-- start of Dataset extract --

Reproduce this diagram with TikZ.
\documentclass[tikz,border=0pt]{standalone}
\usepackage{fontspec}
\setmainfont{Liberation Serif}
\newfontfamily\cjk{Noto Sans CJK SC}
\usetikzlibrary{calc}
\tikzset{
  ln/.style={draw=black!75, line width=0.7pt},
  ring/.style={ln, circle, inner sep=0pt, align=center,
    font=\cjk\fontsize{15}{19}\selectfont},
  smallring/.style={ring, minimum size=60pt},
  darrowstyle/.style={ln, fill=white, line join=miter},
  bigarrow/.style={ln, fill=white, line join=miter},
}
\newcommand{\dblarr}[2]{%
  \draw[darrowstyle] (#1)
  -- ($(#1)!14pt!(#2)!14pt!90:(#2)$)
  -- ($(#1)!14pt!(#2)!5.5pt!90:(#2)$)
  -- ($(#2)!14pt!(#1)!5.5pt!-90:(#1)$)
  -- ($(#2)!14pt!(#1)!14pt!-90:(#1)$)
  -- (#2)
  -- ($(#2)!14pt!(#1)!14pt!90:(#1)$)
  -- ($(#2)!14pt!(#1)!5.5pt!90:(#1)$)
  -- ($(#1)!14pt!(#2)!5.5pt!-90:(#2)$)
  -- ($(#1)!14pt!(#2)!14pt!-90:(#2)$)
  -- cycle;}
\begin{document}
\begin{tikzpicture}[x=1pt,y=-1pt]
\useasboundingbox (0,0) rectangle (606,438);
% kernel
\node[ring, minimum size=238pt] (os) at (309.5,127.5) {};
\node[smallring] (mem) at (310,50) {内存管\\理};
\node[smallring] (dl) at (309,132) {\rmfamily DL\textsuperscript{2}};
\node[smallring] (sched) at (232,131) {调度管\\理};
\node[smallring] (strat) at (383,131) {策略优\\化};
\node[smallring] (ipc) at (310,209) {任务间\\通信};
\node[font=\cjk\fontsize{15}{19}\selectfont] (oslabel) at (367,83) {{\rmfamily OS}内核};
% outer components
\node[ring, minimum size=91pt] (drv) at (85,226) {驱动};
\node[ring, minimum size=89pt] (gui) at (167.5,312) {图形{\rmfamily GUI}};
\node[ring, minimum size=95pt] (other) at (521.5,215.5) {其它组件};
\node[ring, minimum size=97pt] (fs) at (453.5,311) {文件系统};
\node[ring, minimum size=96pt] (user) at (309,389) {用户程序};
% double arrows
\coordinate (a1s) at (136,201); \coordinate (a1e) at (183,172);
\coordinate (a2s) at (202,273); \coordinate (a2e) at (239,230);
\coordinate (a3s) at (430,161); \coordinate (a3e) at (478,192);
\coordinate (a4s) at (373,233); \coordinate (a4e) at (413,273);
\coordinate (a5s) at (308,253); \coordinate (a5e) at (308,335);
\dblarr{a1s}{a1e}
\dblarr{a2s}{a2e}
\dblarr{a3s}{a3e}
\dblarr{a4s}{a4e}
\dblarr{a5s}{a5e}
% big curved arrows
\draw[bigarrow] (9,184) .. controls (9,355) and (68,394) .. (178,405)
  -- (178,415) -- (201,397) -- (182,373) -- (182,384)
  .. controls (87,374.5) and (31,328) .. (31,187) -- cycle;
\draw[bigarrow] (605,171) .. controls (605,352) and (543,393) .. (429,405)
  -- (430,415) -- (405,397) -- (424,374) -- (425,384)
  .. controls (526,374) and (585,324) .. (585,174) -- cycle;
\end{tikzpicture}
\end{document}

-- end of Dataset extract --

All of the material above needs to be retyped word for word.

Reproduce this diagram with TikZ.
\documentclass[tikz,border=0pt]{standalone}
\usepackage{fontspec}
\setmainfont{Liberation Serif}
\newfontfamily\cjk{Noto Sans CJK SC}
\usetikzlibrary{calc}
\tikzset{
  ln/.style={draw=black!75, line width=0.7pt},
  ring/.style={ln, circle, inner sep=0pt, align=center,
    font=\cjk\fontsize{15}{19}\selectfont},
  smallring/.style={ring, minimum size=60pt},
  darrowstyle/.style={ln, fill=white, line join=miter},
  bigarrow/.style={ln, fill=white, line join=miter},
}
\newcommand{\dblarr}[2]{%
  \draw[darrowstyle] (#1)
  -- ($(#1)!14pt!(#2)!14pt!90:(#2)$)
  -- ($(#1)!14pt!(#2)!5.5pt!90:(#2)$)
  -- ($(#2)!14pt!(#1)!5.5pt!-90:(#1)$)
  -- ($(#2)!14pt!(#1)!14pt!-90:(#1)$)
  -- (#2)
  -- ($(#2)!14pt!(#1)!14pt!90:(#1)$)
  -- ($(#2)!14pt!(#1)!5.5pt!90:(#1)$)
  -- ($(#1)!14pt!(#2)!5.5pt!-90:(#2)$)
  -- ($(#1)!14pt!(#2)!14pt!-90:(#2)$)
  -- cycle;}
\begin{document}
\begin{tikzpicture}[x=1pt,y=-1pt]
\useasboundingbox (0,0) rectangle (606,438);
% kernel
\node[ring, minimum size=238pt] (os) at (309.5,127.5) {};
\node[smallring] (mem) at (310,50) {内存管\\理};
\node[smallring] (dl) at (309,132) {\rmfamily DL\textsuperscript{2}};
\node[smallring] (sched) at (232,131) {调度管\\理};
\node[smallring] (strat) at (383,131) {策略优\\化};
\node[smallring] (ipc) at (310,209) {任务间\\通信};
\node[font=\cjk\fontsize{15}{19}\selectfont] (oslabel) at (367,83) {{\rmfamily OS}内核};
% outer components
\node[ring, minimum size=91pt] (drv) at (85,226) {驱动};
\node[ring, minimum size=89pt] (gui) at (167.5,312) {图形{\rmfamily GUI}};
\node[ring, minimum size=95pt] (other) at (521.5,215.5) {其它组件};
\node[ring, minimum size=97pt] (fs) at (453.5,311) {文件系统};
\node[ring, minimum size=96pt] (user) at (309,389) {用户程序};
% double arrows
\coordinate (a1s) at (136,201); \coordinate (a1e) at (183,172);
\coordinate (a2s) at (202,273); \coordinate (a2e) at (239,230);
\coordinate (a3s) at (430,161); \coordinate (a3e) at (478,192);
\coordinate (a4s) at (373,233); \coordinate (a4e) at (413,273);
\coordinate (a5s) at (308,253); \coordinate (a5e) at (308,335);
\dblarr{a1s}{a1e}
\dblarr{a2s}{a2e}
\dblarr{a3s}{a3e}
\dblarr{a4s}{a4e}
\dblarr{a5s}{a5e}
% big curved arrows
\draw[bigarrow] (9,184) .. controls (9,355) and (68,394) .. (178,405)
  -- (178,415) -- (201,397) -- (182,373) -- (182,384)
  .. controls (87,374.5) and (31,328) .. (31,187) -- cycle;
\draw[bigarrow] (605,171) .. controls (605,352) and (543,393) .. (429,405)
  -- (430,415) -- (405,397) -- (424,374) -- (425,384)
  .. controls (526,374) and (585,324) .. (585,174) -- cycle;
\end{tikzpicture}
\end{document}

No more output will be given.